RAW DATA:
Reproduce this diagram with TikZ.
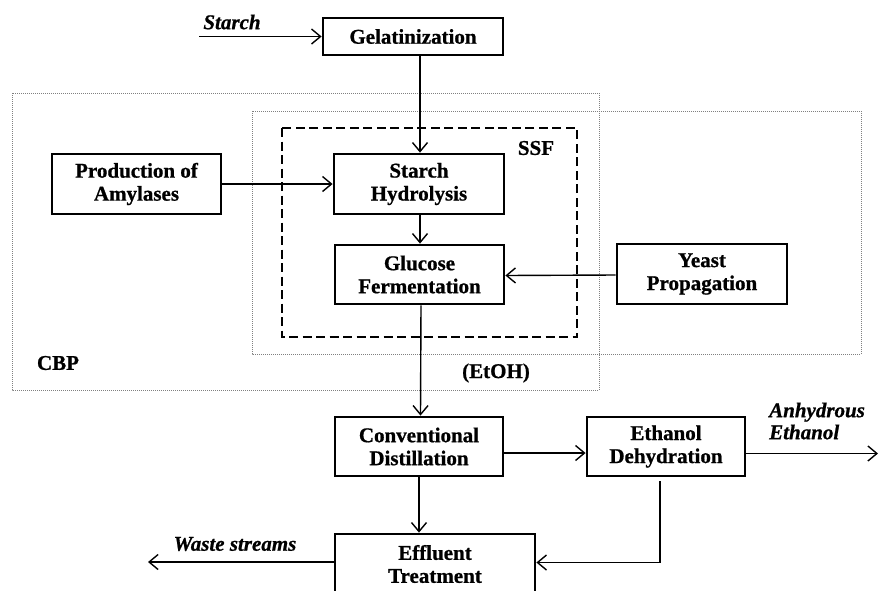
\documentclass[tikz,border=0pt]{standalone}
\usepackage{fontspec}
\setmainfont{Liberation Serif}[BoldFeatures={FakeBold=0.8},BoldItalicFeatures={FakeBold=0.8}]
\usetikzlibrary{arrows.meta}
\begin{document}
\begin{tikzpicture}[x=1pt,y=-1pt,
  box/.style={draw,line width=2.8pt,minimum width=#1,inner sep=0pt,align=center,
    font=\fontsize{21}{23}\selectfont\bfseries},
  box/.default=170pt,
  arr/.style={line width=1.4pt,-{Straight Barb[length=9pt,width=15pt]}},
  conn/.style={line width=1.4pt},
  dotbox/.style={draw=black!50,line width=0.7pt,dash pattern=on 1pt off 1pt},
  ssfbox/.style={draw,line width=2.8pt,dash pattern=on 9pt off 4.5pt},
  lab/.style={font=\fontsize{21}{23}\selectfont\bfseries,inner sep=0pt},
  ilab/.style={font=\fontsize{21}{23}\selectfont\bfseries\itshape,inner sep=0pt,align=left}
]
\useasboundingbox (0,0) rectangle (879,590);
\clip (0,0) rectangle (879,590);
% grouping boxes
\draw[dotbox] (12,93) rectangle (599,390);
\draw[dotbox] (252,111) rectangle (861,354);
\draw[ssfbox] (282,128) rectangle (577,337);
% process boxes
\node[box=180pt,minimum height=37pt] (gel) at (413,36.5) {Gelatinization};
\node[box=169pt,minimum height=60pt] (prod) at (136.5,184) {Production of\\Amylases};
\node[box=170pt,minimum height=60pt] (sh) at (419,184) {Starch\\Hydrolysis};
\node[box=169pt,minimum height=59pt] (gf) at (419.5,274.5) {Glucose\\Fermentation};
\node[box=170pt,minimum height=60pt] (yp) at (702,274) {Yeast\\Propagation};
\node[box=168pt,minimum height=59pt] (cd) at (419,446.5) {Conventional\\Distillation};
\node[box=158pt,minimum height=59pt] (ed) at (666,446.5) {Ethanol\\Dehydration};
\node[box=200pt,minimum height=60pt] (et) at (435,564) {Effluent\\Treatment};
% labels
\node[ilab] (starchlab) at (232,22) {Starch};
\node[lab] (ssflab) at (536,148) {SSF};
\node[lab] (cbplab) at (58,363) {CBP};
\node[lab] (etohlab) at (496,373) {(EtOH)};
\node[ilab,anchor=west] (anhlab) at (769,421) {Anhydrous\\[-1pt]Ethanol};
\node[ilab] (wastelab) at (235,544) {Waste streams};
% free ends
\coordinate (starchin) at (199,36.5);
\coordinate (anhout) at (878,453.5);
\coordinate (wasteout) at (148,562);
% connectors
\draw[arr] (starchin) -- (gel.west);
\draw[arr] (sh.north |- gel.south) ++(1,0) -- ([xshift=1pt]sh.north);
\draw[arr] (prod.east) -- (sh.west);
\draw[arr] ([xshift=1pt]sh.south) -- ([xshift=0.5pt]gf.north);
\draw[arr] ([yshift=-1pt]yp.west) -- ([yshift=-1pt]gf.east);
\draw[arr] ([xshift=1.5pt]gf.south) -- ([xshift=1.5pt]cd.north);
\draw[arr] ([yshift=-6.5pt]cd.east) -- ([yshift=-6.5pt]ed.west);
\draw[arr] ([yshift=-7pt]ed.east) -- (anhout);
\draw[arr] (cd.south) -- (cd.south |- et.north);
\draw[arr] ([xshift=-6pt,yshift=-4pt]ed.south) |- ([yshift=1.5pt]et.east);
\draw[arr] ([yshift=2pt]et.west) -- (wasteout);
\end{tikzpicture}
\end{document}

WORK REQUIRED:
Print the full listing exactly, dropping the pictures.

RESULT BELOW:
Reproduce this diagram with TikZ.
\documentclass[tikz,border=0pt]{standalone}
\usepackage{fontspec}
\setmainfont{Liberation Serif}[BoldFeatures={FakeBold=0.8},BoldItalicFeatures={FakeBold=0.8}]
\usetikzlibrary{arrows.meta}
\begin{document}
\begin{tikzpicture}[x=1pt,y=-1pt,
  box/.style={draw,line width=2.8pt,minimum width=#1,inner sep=0pt,align=center,
    font=\fontsize{21}{23}\selectfont\bfseries},
  box/.default=170pt,
  arr/.style={line width=1.4pt,-{Straight Barb[length=9pt,width=15pt]}},
  conn/.style={line width=1.4pt},
  dotbox/.style={draw=black!50,line width=0.7pt,dash pattern=on 1pt off 1pt},
  ssfbox/.style={draw,line width=2.8pt,dash pattern=on 9pt off 4.5pt},
  lab/.style={font=\fontsize{21}{23}\selectfont\bfseries,inner sep=0pt},
  ilab/.style={font=\fontsize{21}{23}\selectfont\bfseries\itshape,inner sep=0pt,align=left}
]
\useasboundingbox (0,0) rectangle (879,590);
\clip (0,0) rectangle (879,590);
% grouping boxes
\draw[dotbox] (12,93) rectangle (599,390);
\draw[dotbox] (252,111) rectangle (861,354);
\draw[ssfbox] (282,128) rectangle (577,337);
% process boxes
\node[box=180pt,minimum height=37pt] (gel) at (413,36.5) {Gelatinization};
\node[box=169pt,minimum height=60pt] (prod) at (136.5,184) {Production of\\Amylases};
\node[box=170pt,minimum height=60pt] (sh) at (419,184) {Starch\\Hydrolysis};
\node[box=169pt,minimum height=59pt] (gf) at (419.5,274.5) {Glucose\\Fermentation};
\node[box=170pt,minimum height=60pt] (yp) at (702,274) {Yeast\\Propagation};
\node[box=168pt,minimum height=59pt] (cd) at (419,446.5) {Conventional\\Distillation};
\node[box=158pt,minimum height=59pt] (ed) at (666,446.5) {Ethanol\\Dehydration};
\node[box=200pt,minimum height=60pt] (et) at (435,564) {Effluent\\Treatment};
% labels
\node[ilab] (starchlab) at (232,22) {Starch};
\node[lab] (ssflab) at (536,148) {SSF};
\node[lab] (cbplab) at (58,363) {CBP};
\node[lab] (etohlab) at (496,373) {(EtOH)};
\node[ilab,anchor=west] (anhlab) at (769,421) {Anhydrous\\[-1pt]Ethanol};
\node[ilab] (wastelab) at (235,544) {Waste streams};
% free ends
\coordinate (starchin) at (199,36.5);
\coordinate (anhout) at (878,453.5);
\coordinate (wasteout) at (148,562);
% connectors
\draw[arr] (starchin) -- (gel.west);
\draw[arr] (sh.north |- gel.south) ++(1,0) -- ([xshift=1pt]sh.north);
\draw[arr] (prod.east) -- (sh.west);
\draw[arr] ([xshift=1pt]sh.south) -- ([xshift=0.5pt]gf.north);
\draw[arr] ([yshift=-1pt]yp.west) -- ([yshift=-1pt]gf.east);
\draw[arr] ([xshift=1.5pt]gf.south) -- ([xshift=1.5pt]cd.north);
\draw[arr] ([yshift=-6.5pt]cd.east) -- ([yshift=-6.5pt]ed.west);
\draw[arr] ([yshift=-7pt]ed.east) -- (anhout);
\draw[arr] (cd.south) -- (cd.south |- et.north);
\draw[arr] ([xshift=-6pt,yshift=-4pt]ed.south) |- ([yshift=1.5pt]et.east);
\draw[arr] ([yshift=2pt]et.west) -- (wasteout);
\end{tikzpicture}
\end{document}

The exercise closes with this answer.